The Black Lives Matter movement got wind of this and responded pretty harshly. “We don’t sit on panels with law enforcement, and we don’t have BBQ’s or cookouts with law enforcement. We feel the best method at this point in history is by holding police accountable by organizing and advocating for police accountability.” BLM co-founder Patrisse Cullors stated. They were so angry they tweeted out against the cookout which led to many Twitter users lashing back at them questioning why they were against the cookout. Isn’t this what leads to insightful conversations and changes within society? Different sides working together?
It’s confusing, really, because so many people know that this damaged relationship needs to be repaired in order to save both sides. Here we have a perfect example of how that gap can be bridged, yet the group who styles itself as the most concerned rejects it. According to Cullors, they don’t want a relationship, just organizing and advocating against police. All police. This even includes black police. This is not a solution. This is a reaction against anything law enforcement does, which effectively makes the movement a useless one as it exacerbates the problem. What are you here for if you don’t want to solve anything?

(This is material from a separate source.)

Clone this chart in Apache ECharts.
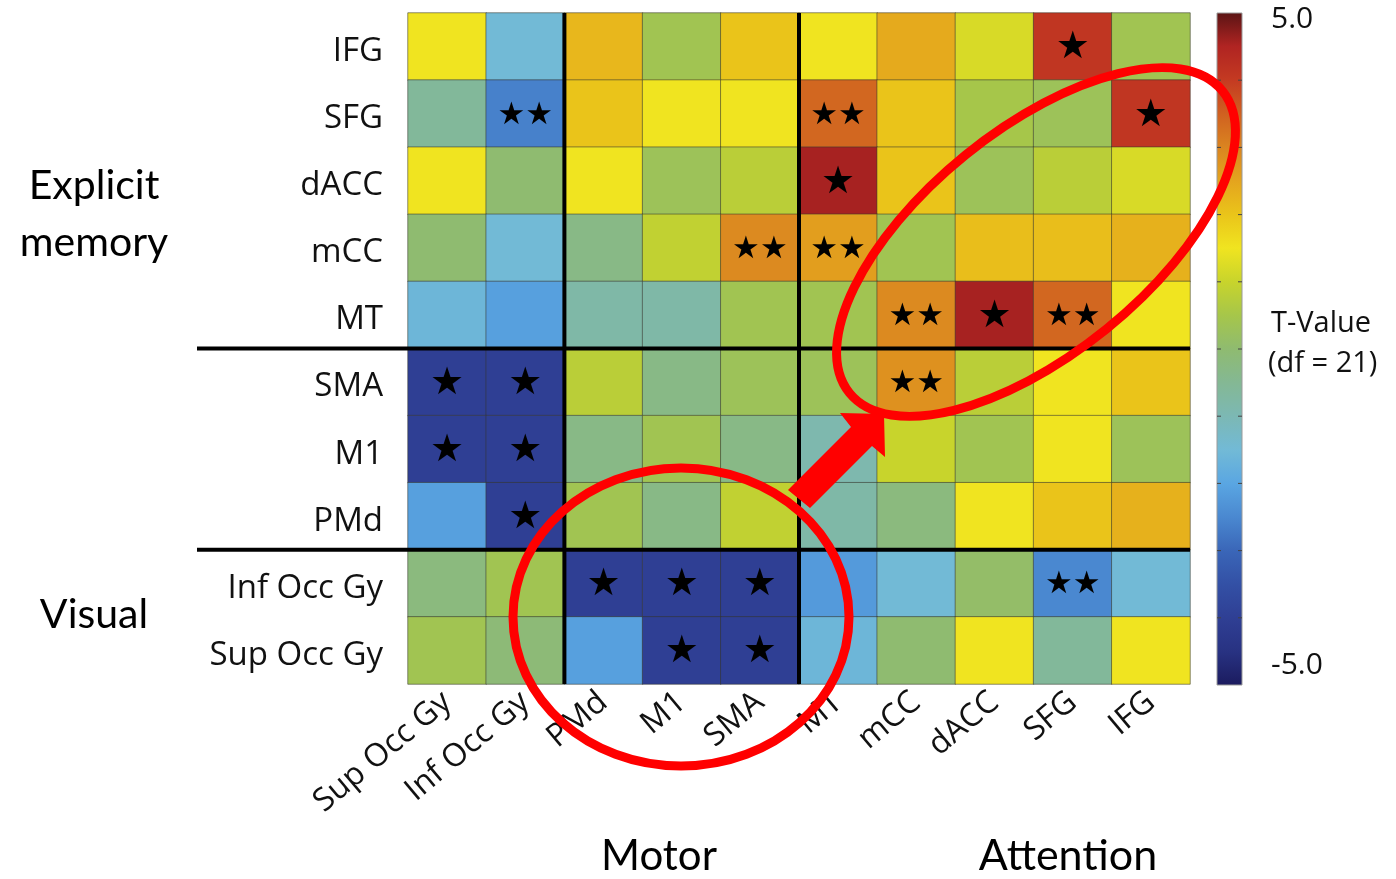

Fast forward to today and there is rioting in Minneapolis, Minnesota, due to the unjust killing of George Floyd by a police officer who knelt on his neck for nine minutes as other officers stood around, not stopping it. It’s a disturbing video and it’s understandable that it would elicit anger. Riots began from this, businesses being burned and looted, arguments justifying their crimes, the list goes on.
I’ve had yet to see how violent riots solve the problem as Martin Luther King Jr. himself recognizes brave human rights activists in the principles of nonviolence towards freedom. In his book “The Stride Towards Freedom” he explains how nonviolence seeks understanding, defeats injustice and not people, educates and transforms, chooses love instead of hate, and so forth. What’s more, those in favor of riots refuse to seek anything positive especially the viral videos of those that ARE coming together and getting along.
People are angry, they want to lash out and resort to base emotions. This is understandable until it becomes pure desire to fight back in ways that create more problems instead of solving, facing, and justifying the surfacing problems at hand. The trending hashtags and store looting is not seeking a solution. It is the backlash of wanting to be a part of the problem.